Chinese wedding cakes, or “wife cakes” are filled with lotus seed or bean paste and are surprisingly small:
“Because they give it out as a gift. So it’s not where you put it in your wedding banquet or your wedding ceremony; it’s not that. Yeah, ‘cause the American style one they have the whole wedding cake set out and they cut them and then right they serve it to their guests. but these are different, you do it before everything starts. So the husband’s side, the groom’s side, will buy all these cakes to give to the bride’s side.”

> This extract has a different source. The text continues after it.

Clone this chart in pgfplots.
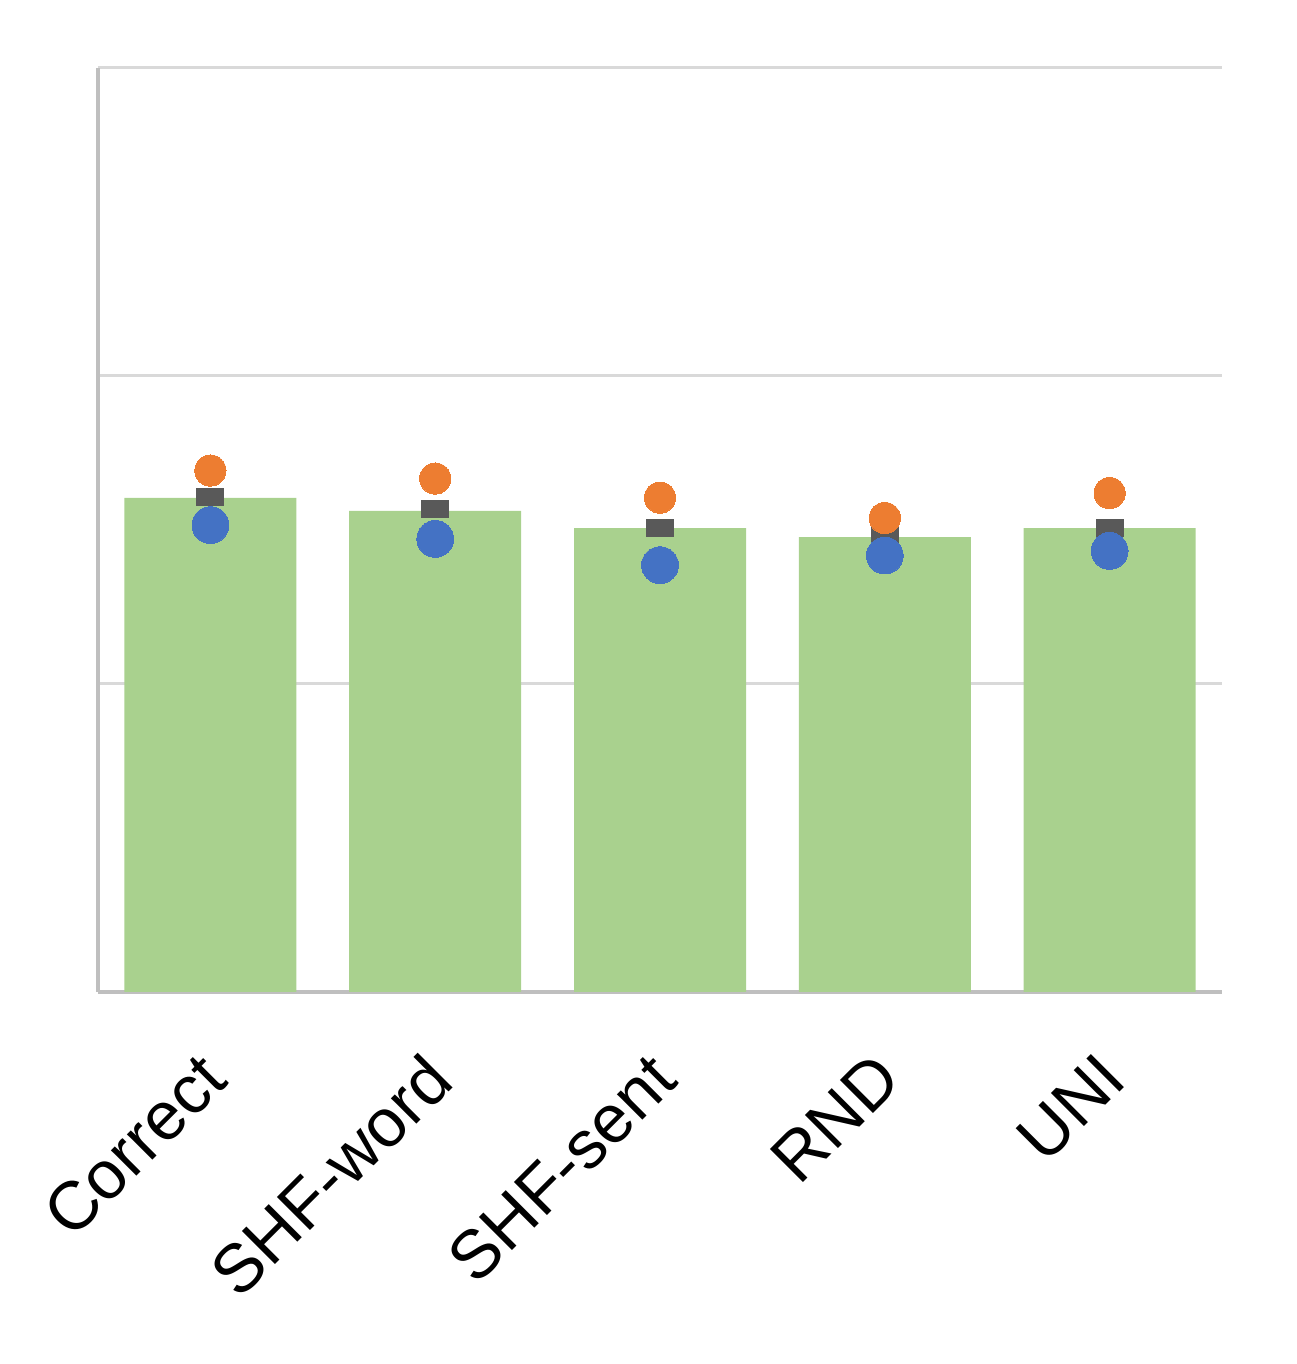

In addition to ornate and festive cakes, Yummy House has an everyday range of breads and buns for informal snacking. A couple of these old-fashioned buns that aren’t exactly what they might seem. One is the so-called “pineapple bun”:
“It doesn't have pineapple filling in it, but it's the crust that looks like a pineapple, so in Hong Kong people call them pineapple buns. These are like the very traditional Hong Kong style buns.”
Another one is the mysterious “Mexican bun”, a old Hong Kong favorite:
“Mexican bun...it's the name of it...I would say it's a little creamy, it has a little cream. Sweet...It has no filling it, so it's just the top, the sweet top... I don't know why it's called Mexican bun, but in Hong Kong, it's always called Mexican bun...I had a Mexican worker; I asked her, So do you guys have this in Mexico, and she said, Yes, the flavor is very similar. So I'm thinking maybe it's from Mexican people that brought it to Hong Kong many years ago. So I'm not sure but I'm thinking.
“They've been around for so long, but people don't really make them anymore, I think, in Hong Kong. And now, some of the customers that we have, they are about, maybe, 50s, and then they came and they were like, Wow, you guys have Mexican bun! So they remember and maybe when they were a child and they said, Wow, I used to have this, and you guys have it!
“So maybe you could do some research and let me know about it?”